When the Syracuse Orange lost Jonny Flynn and Paul Harris last year, many wondered who would be the one to fill the scoring & leadership gap left by a lottery pick.
A lot was expected of Wesley Johnson, but hardly anyone could have anticipated the impact that would come from the Iowa State transfer.
He exploded into the college basketball world, averaging 16.5 points, 8.5 rebounds, 2.2 assists, 1.8 blocks, and 1.7 steals, all while shooting over 50% from the field, 41.5% from the three-point line, and leading the ‘Cuse to a 30-5 record and a No. 1 seed in the NCAA Tournament.
While it’s doubtful that anyone expects Johnson to be a dominant, top option on a championship team at the professional level, there is definitely reason to believe that he could be the perfect complement to a current star, a la a Pippen to someone’s Jordan.
NBA Position: SF
Weight: 210 lbs.
If you watched a Syracuse game last year, didn’t it seem like Johnson was more like 6’9” than he was 6’7”? He was an extremely difficult cover and the high release on his jumper made it that much more difficult for the opposing side.
Against weaker competition, Johnson thrived. He was too big for smaller defenders; he has a high arc on his jump shot that makes it very difficult to defend. But when put up against taller, more physical defenders, he uses a potent first-step off the dribble to attack the basket, where he is a skilled finisher.
One of his biggest strengths is his ability to move without the ball. He uses screens very well, and doesn’t need much space to get off his shot. If you crowd him too much, he can go back-door where, as discussed earlier, he is a strong leaper and crafty finisher near the rim.
Coming from Syracuse, he is a disciplined, well-coached player that understands more than the simple X’s & O’s of the game; he knows the subtle intricacies of the defense, how and when to attack and be aggressive, and is extremely unselfish, almost to a fault.
When he gets in the lane, he is an effective rebounder. From that, he’s adept at pushing the ball in transition or running the floor. He’s can fill the lanes nicely, and his three-point shot is seemingly at its best when he gets clean looks in the open court.
One of the biggest question marks surrounding Johnson’s game is his killer instinct. Can he become an assassin that masterfully walks the line of deferring to teammates and taking games over himself?
In the final minutes of Syracuse’s tournament loss to Butler, Johnson didn’t attempt one field goal.
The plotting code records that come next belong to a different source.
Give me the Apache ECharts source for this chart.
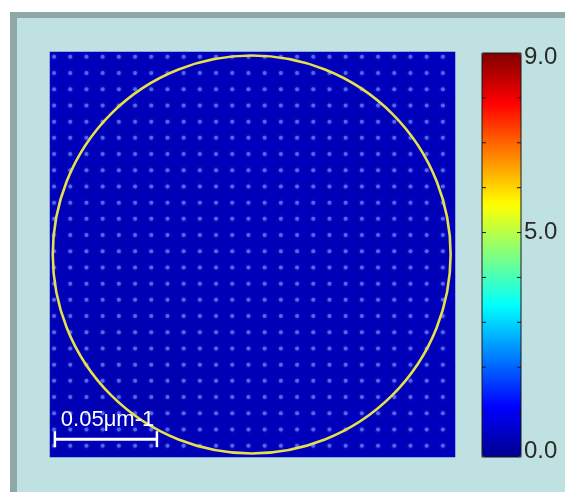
<!DOCTYPE html>
<html><head><meta charset="utf-8">
<script src="https://cdn.jsdelivr.net/npm/echarts@6/dist/echarts.min.js"></script>
<style>html,body{margin:0;padding:0;background:#fff}#c{width:565px;height:492px}</style>
</head><body><div id="c"></div>
<script>
// coarse background intensity map (rows top -> bottom)
const heatCols = ['c0','c1','c2','c3','c4','c5','c6','c7','c8'];
const heatRows = ['r0','r1','r2','r3','r4','r5','r6','r7','r8'];
const heatValues = [
  [0.45,0.42,0.43,0.44,0.43,0.42,0.43,0.44,0.45],
  [0.43,0.40,0.41,0.43,0.44,0.42,0.41,0.43,0.44],
  [0.42,0.40,0.40,0.42,0.45,0.43,0.40,0.41,0.43],
  [0.41,0.39,0.40,0.41,0.44,0.43,0.40,0.40,0.42],
  [0.40,0.38,0.39,0.41,0.43,0.42,0.40,0.40,0.42],
  [0.39,0.36,0.37,0.40,0.42,0.41,0.40,0.41,0.43],
  [0.37,0.34,0.35,0.38,0.41,0.41,0.40,0.41,0.43],
  [0.37,0.34,0.34,0.37,0.40,0.41,0.41,0.42,0.44],
  [0.40,0.38,0.38,0.40,0.42,0.43,0.43,0.44,0.45]
];
// lattice of bright spots (data units, 0..25 frame)
const dotCols = [0.25,1.25,2.25,3.25,4.25,5.25,6.25,7.25,8.25,9.25,10.25,11.25,12.25,13.25,14.25,15.25,16.25,17.25,18.25,19.25,20.25,21.25,22.25,23.25,24.25];
const dotRows = [0.7,1.7,2.7,3.7,4.7,5.7,6.7,7.7,8.7,9.7,10.7,11.7,12.7,13.7,14.7,15.7,16.7,17.7,18.7,19.7,20.7,21.7,22.7,23.7,24.7];
// aperture circle
const circleCenter = [12.45, 12.5];
const circleRadius = 12.28;
// scale bar
const scaleBar = {x0: 0.3, x1: 6.6, y: 1.1, label: '0.05μm-1'};
// colour scale
const cMin = 0, cMax = 9;
const cbLabels = [['9.0', 9], ['5.0', 5], ['0.0', 0]];
const cbTicks = [1,2,3,4,5,6,7,8];

const heatData = [];
heatValues.forEach((row, r) => row.forEach((v, c) => heatData.push([c, heatRows.length - 1 - r, v])));
const dotData = [];
dotRows.forEach(y => dotCols.forEach(x => dotData.push([x, y])));

const jet = ['#00008f','#0000ff','#0080ff','#00ffff','#80ff80','#ffff00','#ff8000','#ff0000','#800000'];
const G = {left: 50, top: 52, width: 405, height: 405};
const CB = {left: 482, top: 53, width: 39, height: 404};

const chart = echarts.init(document.getElementById('c'));
chart.setOption({
  backgroundColor: '#bfe1e1',
  animation: false,
  grid: [Object.assign({}, G), Object.assign({}, G)],
  xAxis: [
    {type: 'category', data: heatCols, gridIndex: 0, show: false},
    {type: 'value', min: 0, max: 25, gridIndex: 1, show: false}
  ],
  yAxis: [
    {type: 'category', data: heatRows.slice().reverse(), gridIndex: 0, show: false},
    {type: 'value', min: 0, max: 25, gridIndex: 1, show: false}
  ],
  visualMap: {
    type: 'continuous', min: cMin, max: cMax, seriesIndex: 0,
    left: CB.left, top: CB.top, itemWidth: CB.width, itemHeight: CB.height,
    padding: 0, calculable: false, text: null, showLabel: false,
    inRange: {color: jet}, hoverLink: false
  },
  series: [
    {type: 'heatmap', xAxisIndex: 0, yAxisIndex: 0, data: heatData, itemStyle: {borderWidth: 0}},
    {type: 'scatter', xAxisIndex: 1, yAxisIndex: 1, data: dotData, symbolSize: 4,
     itemStyle: {color: '#6478f4', opacity: 0.8, shadowBlur: 3, shadowColor: '#4050e0'}, silent: true}
  ]
});

function build() {
  const c = chart.convertToPixel({gridIndex: 1}, circleCenter);
  const e = chart.convertToPixel({gridIndex: 1}, [circleCenter[0] + circleRadius, circleCenter[1]]);
  const r = e[0] - c[0];
  const b0 = chart.convertToPixel({gridIndex: 1}, [scaleBar.x0, scaleBar.y]);
  const b1 = chart.convertToPixel({gridIndex: 1}, [scaleBar.x1, scaleBar.y]);
  const vy = v => CB.top + (cMax - v) / (cMax - cMin) * CB.height;
  const els = [
    {type: 'rect', shape: {x: 0, y: 0, width: 565, height: 12}, style: {fill: '#ffffff'}, z: -10},
    {type: 'rect', shape: {x: 0, y: 0, width: 10, height: 492}, style: {fill: '#ffffff'}, z: -10},
    {type: 'rect', shape: {x: 10, y: 12, width: 555, height: 6}, style: {fill: '#8fa7a7'}, z: -9},
    {type: 'rect', shape: {x: 10, y: 12, width: 7, height: 480}, style: {fill: '#8fa7a7'}, z: -9},
    {type: 'circle', shape: {cx: c[0], cy: c[1], r: r}, style: {fill: null, stroke: '#e6e04a', lineWidth: 2.6}, z: 10},
    {type: 'line', shape: {x1: b0[0], y1: b0[1], x2: b1[0], y2: b1[1]}, style: {stroke: '#ffffff', lineWidth: 3}, z: 11},
    {type: 'line', shape: {x1: b0[0], y1: b0[1] - 8, x2: b0[0], y2: b0[1] + 8}, style: {stroke: '#ffffff', lineWidth: 2.5}, z: 11},
    {type: 'line', shape: {x1: b1[0], y1: b1[1] - 8, x2: b1[0], y2: b1[1] + 8}, style: {stroke: '#ffffff', lineWidth: 2.5}, z: 11},
    {type: 'text', x: b0[0] + 6, y: b0[1] - 8, style: {text: scaleBar.label, fill: '#ffffff', font: '22px "Liberation Sans"', textVerticalAlign: 'bottom'}, z: 11},
    {type: 'rect', shape: {x: CB.left, y: CB.top, width: CB.width, height: CB.height}, style: {fill: null, stroke: '#1a1a1a', lineWidth: 1}, z: 12}
  ];
  cbTicks.forEach(v => {
    const y = vy(v);
    els.push({type: 'line', shape: {x1: CB.left, y1: y, x2: CB.left + 4, y2: y}, style: {stroke: '#1a1a1a', lineWidth: 1}, z: 12});
    els.push({type: 'line', shape: {x1: CB.left + CB.width - 4, y1: y, x2: CB.left + CB.width, y2: y}, style: {stroke: '#1a1a1a', lineWidth: 1}, z: 12});
  });
  cbLabels.forEach(([t, v]) => {
    let y = vy(v);
    if (v === cMax) y += 4;
    if (v === cMin) y -= 6;
    els.push({type: 'text', x: CB.left + CB.width + 3, y: y, style: {text: t, fill: '#2a2a2a', font: '24px "Liberation Sans"', textVerticalAlign: 'middle'}, z: 12});
  });
  chart.setOption({graphic: els});
}
build();
</script></body></html>
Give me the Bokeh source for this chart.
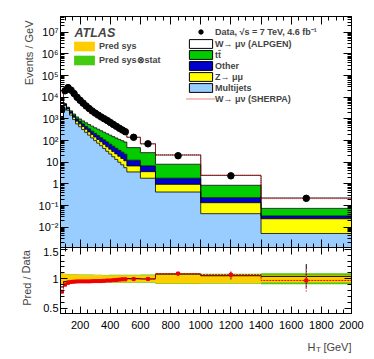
from bokeh.plotting import figure
from bokeh.layouts import column, row
from bokeh.models import (Range1d, FixedTicker, CustomJSTickFormatter, LogAxis, LinearAxis,
                          Label, Legend, LegendItem, ColumnDataSource)
from bokeh.embed import file_html
from bokeh.resources import INLINE

# ---------------- data (Events / GeV) ----------------
ht_edges = [70, 90, 110, 130, 150, 170, 190, 210, 230, 250, 270, 290, 310, 330, 350,
            370, 390, 410, 430, 450, 470, 490, 510, 600, 700, 1000, 1400, 2000]
data = [2800, 20000, 28000, 21400, 14800, 10000, 7250, 5370, 3980, 3020, 2340, 1860, 1510,
        1230, 1020, 850, 690, 560, 457, 372, 309, 257, 142, 71, 20, 2.35, 0.215]
multijet = [1000, 4170, 2510, 1510, 933, 589, 437, 324, 240, 178, 132, 100, 76, 58, 43, 32,
            24, 18, 13.5, 10, 7.6, 5.6, 3.55, 1.82, 0.42, 0.042, 0.0051]
zmumu = [150, 420, 400, 330, 260, 200, 155, 120, 94, 74, 58, 46, 37, 30, 24, 19.5, 16, 13,
         10.8, 8.9, 7.4, 6.1, 3.2, 1.85, 0.53, 0.093, 0.0194]
other = [120, 330, 340, 300, 250, 205, 170, 140, 117, 98, 82, 68, 57, 48, 40, 34, 28, 23.5,
         19.5, 16.5, 14, 11.8, 5.6, 3.08, 0.87, 0.095, 0.0082]
ttbar = [30, 120, 200, 230, 240, 240, 235, 225, 215, 205, 192, 178, 165, 150, 136, 122, 110,
         98, 88, 78, 70, 62, 35, 21, 6.25, 0.63, 0.041]
w_alpgen = [1110, 13960, 23430, 18170, 12600, 8420, 6000, 4370, 3175, 2360, 1795, 1400, 1120,
            900, 746, 617, 495, 396, 318, 255, 207, 171, 95, 43, 13.5, 1.61, 0.15]
w_sherpa = [884, 12960, 22590, 17850, 12380, 8316, 5927, 4319, 3135, 2329, 1778, 1394, 1115,
            895, 741, 617, 491, 393, 316, 253, 207, 169, 94, 43, 13.7, 1.65, 0.135]
sys_unc = [0.09, 0.08, 0.075, 0.07, 0.07, 0.07, 0.068, 0.068, 0.065, 0.065, 0.065, 0.062,
           0.062, 0.062, 0.06, 0.06, 0.06, 0.06, 0.06, 0.06, 0.06, 0.06, 0.06, 0.06, 0.08,
           0.075, 0.065]
tot_unc = [0.095, 0.085, 0.08, 0.075, 0.075, 0.075, 0.073, 0.073, 0.07, 0.07, 0.07, 0.067,
           0.067, 0.067, 0.065, 0.065, 0.066, 0.066, 0.067, 0.067, 0.068, 0.068, 0.068, 0.07,
           0.088, 0.085, 0.095]
data_stat_rel = [0.005, 0.002, 0.002, 0.002, 0.002, 0.003, 0.003, 0.004, 0.004, 0.005, 0.005,
                 0.006, 0.007, 0.008, 0.008, 0.009, 0.01, 0.011, 0.012, 0.013, 0.015, 0.016,
                 0.012, 0.016, 0.024, 0.06, 0.2]

x_major = [200, 400, 600, 800, 1000, 1200, 1400, 1600, 1800, 2000]
y_major = [1e-2, 1e-1, 1, 10, 100, 1e3, 1e4, 1e5, 1e6, 1e7]
r_major = [0.5, 1, 1.5]

FONT = "Liberation Sans"
C_MJ, C_Z, C_OTH, C_TT, C_W = "#99ccff", "#ffff00", "#0000cc", "#00cc00", "#ffffff"
C_SYS, C_TOT = "#ffcc00", "#44cc11"

n = len(data)
centers = [(ht_edges[i] + ht_edges[i + 1]) / 2 for i in range(n)]
b1 = list(multijet)
b2 = [a + b for a, b in zip(b1, zmumu)]
b3 = [a + b for a, b in zip(b2, other)]
b4 = [a + b for a, b in zip(b3, ttbar)]
b5 = [a + b for a, b in zip(b4, w_alpgen)]
sh = [a + b for a, b in zip(b4, w_sherpa)]
ratio_a = [p / d for p, d in zip(b5, data)]
ratio_s = [p / d for p, d in zip(sh, data)]


def ext(a):
    return list(a) + [a[-1]]


x_range = Range1d(70, 2000)
x_minor = list(range(50, 2050, 50))
y_minor = [m * 10.0 ** k for k in range(-4, 8) for m in range(2, 10)]
r_minor = [round(0.4 + 0.1 * i, 2) for i in range(13)]

blank = CustomJSTickFormatter(code="return '';")
logfmt = CustomJSTickFormatter(code="""
const e = Math.round(Math.log10(tick));
if (e == 0) return "1";
if (e == 1) return "10";
const sup = {"-":"\u207b","0":"\u2070","1":"\u00b9","2":"\u00b2","3":"\u00b3","4":"\u2074",
             "5":"\u2075","6":"\u2076","7":"\u2077","8":"\u2078","9":"\u2079"};
return "10" + String(e).split("").map(c => sup[c]).join("");
""")
numfmt = CustomJSTickFormatter(code="return String(tick);")


def style_axis(ax, maj=8, mnr=4, labels=True):
    ax.major_tick_in = maj
    ax.major_tick_out = 0
    ax.minor_tick_in = mnr
    ax.minor_tick_out = 0
    ax.axis_line_color = "black"
    ax.major_tick_line_color = "black"
    ax.minor_tick_line_color = "black"
    if labels:
        ax.major_label_text_font = FONT
        ax.major_label_text_font_size = "11px"
        ax.major_label_text_color = "black"
        ax.major_label_standoff = 2
    else:
        ax.major_label_text_font_size = "0px"
        ax.major_label_standoff = 0


PL = 34          # width of the strip holding the vertical axis titles
LB = 60 - PL     # left border of the panels (tick labels)
# ---------------- main panel ----------------
p1 = figure(x_range=x_range, y_range=Range1d(1.15e-3, 5.4e7), y_axis_type="log",
            frame_width=291, frame_height=231, min_border_left=LB, min_border_right=15,
            min_border_top=16, min_border_bottom=0, output_backend="svg",
            toolbar_location=None, outline_line_color="black")
p1.grid.visible = False

floor = [1e-5] * (n + 1)
p1.varea_step(x=ht_edges, y1=floor, y2=ext(b1), step_mode="after", fill_color=C_MJ)
p1.varea_step(x=ht_edges, y1=ext(b1), y2=ext(b2), step_mode="after", fill_color=C_Z)
p1.varea_step(x=ht_edges, y1=ext(b2), y2=ext(b3), step_mode="after", fill_color=C_OTH)
p1.varea_step(x=ht_edges, y1=ext(b3), y2=ext(b4), step_mode="after", fill_color=C_TT)
p1.varea_step(x=ht_edges, y1=ext(b4), y2=ext(b5), step_mode="after", fill_color=C_W)
for b in (b1, b2, b3, b4, b5):
    p1.step(x=ht_edges, y=ext(b), mode="after", line_color="black", line_width=0.8)
r_sh = p1.step(x=[ht_edges[0]] + ht_edges, y=[floor[0]] + ext(sh), mode="after",
               line_color="#dd0000", line_width=1, line_dash="1 1")
r_data = p1.scatter(x=centers, y=data, size=6.5, fill_color="black", line_color="black")

p1.yaxis.ticker = FixedTicker(ticks=y_major, minor_ticks=y_minor)
p1.yaxis.formatter = logfmt
style_axis(p1.yaxis[0])
p1.xaxis.ticker = FixedTicker(ticks=x_major, minor_ticks=x_minor)
p1.xaxis.formatter = blank
style_axis(p1.xaxis[0], labels=False)
ra = LogAxis(ticker=FixedTicker(ticks=y_major, minor_ticks=y_minor), formatter=blank)
style_axis(ra, labels=False)
p1.add_layout(ra, "right")
ta = LinearAxis(ticker=FixedTicker(ticks=x_major, minor_ticks=x_minor), formatter=blank)
style_axis(ta, labels=False)
p1.add_layout(ta, "above")

nan = float("nan")
dummy = ColumnDataSource(dict(left=[nan], right=[nan], top=[nan], bottom=[nan]))


def swatch(fig, color, line="black"):
    return fig.quad(left="left", right="right", top="top", bottom="bottom", source=dummy,
                    fill_color=color, line_color=line, line_width=1)


sw_w = swatch(p1, C_W)
sw_tt = swatch(p1, C_TT)
sw_oth = swatch(p1, C_OTH)
sw_z = swatch(p1, C_Z)
sw_mj = swatch(p1, C_MJ)
sw_sys = swatch(p1, C_SYS, None)
sw_tot = swatch(p1, C_TOT, None)

leg_r = Legend(items=[
    LegendItem(label="Data, \u221as = 7 TeV, 4.6 fb\u207b\u00b9", renderers=[r_data]),
    LegendItem(label="W\u2192 \u03bc\u03bd (ALPGEN)", renderers=[sw_w]),
    LegendItem(label="tt\u0304", renderers=[sw_tt]),
    LegendItem(label="Other", renderers=[sw_oth]),
    LegendItem(label="Z\u2192 \u03bc\u03bc", renderers=[sw_z]),
    LegendItem(label="Multijets", renderers=[sw_mj]),
    LegendItem(label="W\u2192 \u03bc\u03bd (SHERPA)", renderers=[r_sh]),
], location=(126, 143))
leg_l = Legend(items=[
    LegendItem(label="Pred sys", renderers=[sw_sys]),
    LegendItem(label="Pred sys\u2297stat", renderers=[sw_tot]),
], location=(11, 181))
for lg, gw, gh, sp, so in ((leg_r, 29, 11, 0, 0), (leg_l, 26, 12, 2, 2)):
    lg.background_fill_alpha = 0
    lg.border_line_color = None
    lg.padding = 0
    lg.margin = 0
    lg.spacing = sp
    lg.glyph_width = gw
    lg.glyph_height = gh
    lg.label_height = gh
    lg.label_standoff = so
    lg.label_text_font = FONT
    lg.label_text_font_style = "bold"
    lg.label_text_font_size = "9px"
    lg.label_text_baseline = "middle"
    p1.add_layout(lg)

p1.add_layout(Label(x=14, y=215, x_units="screen", y_units="screen", text="ATLAS",
                    text_font=FONT, text_font_style="bold italic", text_font_size="12.5px",
                    text_baseline="middle"))

# ---------------- ratio panel ----------------
p2 = figure(x_range=x_range, y_range=Range1d(0.41, 1.53),
            frame_width=291, frame_height=66, min_border_left=LB, min_border_right=15,
            min_border_top=0, min_border_bottom=22, output_backend="svg",
            toolbar_location=None, outline_line_color="black")
p2.grid.visible = False
p2.varea_step(x=ht_edges, y1=ext([1 - t for t in tot_unc]), y2=ext([1 + t for t in tot_unc]),
              step_mode="after", fill_color=C_TOT)
p2.varea_step(x=ht_edges, y1=ext([1 - s for s in sys_unc]), y2=ext([1 + s for s in sys_unc]),
              step_mode="after", fill_color=C_SYS)
p2.step(x=ht_edges, y=ext(ratio_a), mode="after", line_color="black", line_width=1)
p2.segment(x0=centers, x1=centers, y0=[r * (1 - e) for r, e in zip(ratio_a, data_stat_rel)],
           y1=[r * (1 + e) for r, e in zip(ratio_a, data_stat_rel)], line_color="black",
           line_width=1)
p2.step(x=ht_edges, y=ext(ratio_s), mode="after", line_color="#ee0000", line_width=1,
        line_dash="2 1")
p2.segment(x0=centers, x1=centers, y0=[r * (1 - e) for r, e in zip(ratio_s, data_stat_rel)],
           y1=[r * (1 + e) for r, e in zip(ratio_s, data_stat_rel)], line_color="#ff6666",
           line_width=1, line_dash="2 1")
p2.scatter(x=centers, y=ratio_s, marker="square", size=3, fill_color="#ee0000",
           line_color="#ee0000")

p2.yaxis.ticker = FixedTicker(ticks=r_major, minor_ticks=r_minor)
p2.yaxis.formatter = numfmt
style_axis(p2.yaxis[0], maj=7, mnr=4)
p2.xaxis.ticker = FixedTicker(ticks=x_major, minor_ticks=x_minor)
p2.xaxis.formatter = numfmt
style_axis(p2.xaxis[0], maj=7, mnr=4)
p2.xaxis.major_label_standoff = 7
ra2 = LinearAxis(ticker=FixedTicker(ticks=r_major, minor_ticks=r_minor), formatter=blank)
style_axis(ra2, maj=7, mnr=4, labels=False)
p2.add_layout(ra2, "right")
ta2 = LinearAxis(ticker=FixedTicker(ticks=x_major, minor_ticks=x_minor), formatter=blank)
style_axis(ta2, maj=7, mnr=4, labels=False)
p2.add_layout(ta2, "above")

# ---------------- x-axis title strip (frame aligned with the panels) ----------------
H3 = 18
p3 = figure(width=LB + 291 + 15, height=H3, x_range=Range1d(0, 1), y_range=Range1d(0, 1),
            min_border_left=LB, min_border_right=15, min_border_top=0, min_border_bottom=0,
            output_backend="svg", toolbar_location=None, outline_line_color=None,
            x_axis_location=None, y_axis_location=None)
p3.grid.visible = False
p3.add_layout(Label(x=291, y=7, x_units="screen", y_units="screen", text="[GeV]",
                    text_align="right", text_baseline="alphabetic",
                    text_font=FONT, text_font_size="11px"))
p3.add_layout(Label(x=255, y=7, x_units="screen", y_units="screen", text="H",
                    text_align="right", text_baseline="alphabetic",
                    text_font=FONT, text_font_size="11px"))
p3.add_layout(Label(x=255.5, y=4, x_units="screen", y_units="screen", text="T",
                    text_align="left", text_baseline="alphabetic",
                    text_font=FONT, text_font_size="8px"))

# ---------------- y-axis title strip ----------------
H_TOTAL = (16 + 231) + (66 + 22) + H3
pl = figure(width=PL, height=H_TOTAL, x_range=Range1d(0, 1), y_range=Range1d(0, 1),
            min_border=0, output_backend="svg", toolbar_location=None,
            outline_line_color=None, x_axis_location=None, y_axis_location=None)
pl.grid.visible = False
pl.add_layout(Label(x=28, y=H_TOTAL - 20, x_units="screen", y_units="screen",
                    text="Events / GeV", angle=1.5708, text_align="right",
                    text_baseline="middle", text_font=FONT, text_font_size="11px"))
pl.add_layout(Label(x=26, y=H_TOTAL - 277.5, x_units="screen", y_units="screen",
                    text="Pred / Data", angle=1.5708, text_align="center",
                    text_baseline="middle", text_font=FONT, text_font_size="11px"))

layout = row(pl, column(p1, p2, p3, spacing=0), spacing=0)
open("out.html", "w").write(file_html(layout, INLINE))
Part of that was because of rushed shots by Scoop Jardine and Andy Rautins; at the same time, if those two were playing with someone like Carmelo Anthony, could you imagine them jacking up shots without getting the ball to ‘Melo first?
Off the dribble, he’s not particularly strong. Most of his scoring opportunities come off of the jab step or a quick, one-dribble move. He needs to learn how to create scoring chances other than off catch-and-shoot situations. Finally, he must be more of a playmaker at the NBA level; otherwise teams will prey on his weaknesses and turn him strictly into a jump shooter.
On the defensive end, there are questions about his one-on-one prowess. At the ‘Cuse, he played a 2-3 zone all season, and since he sat out a year due to the transfer rules, it’s been nearly two years since he’s played actual man-to-man defense.
His length, athleticism, and size suggest that he’ll be able to adjust. At the same time, he is a tad underweight, so he could be in for a rude awakening when trying to guard the likes of Paul Pierce, Jason Richardson, Kevin Durant, or LeBron James.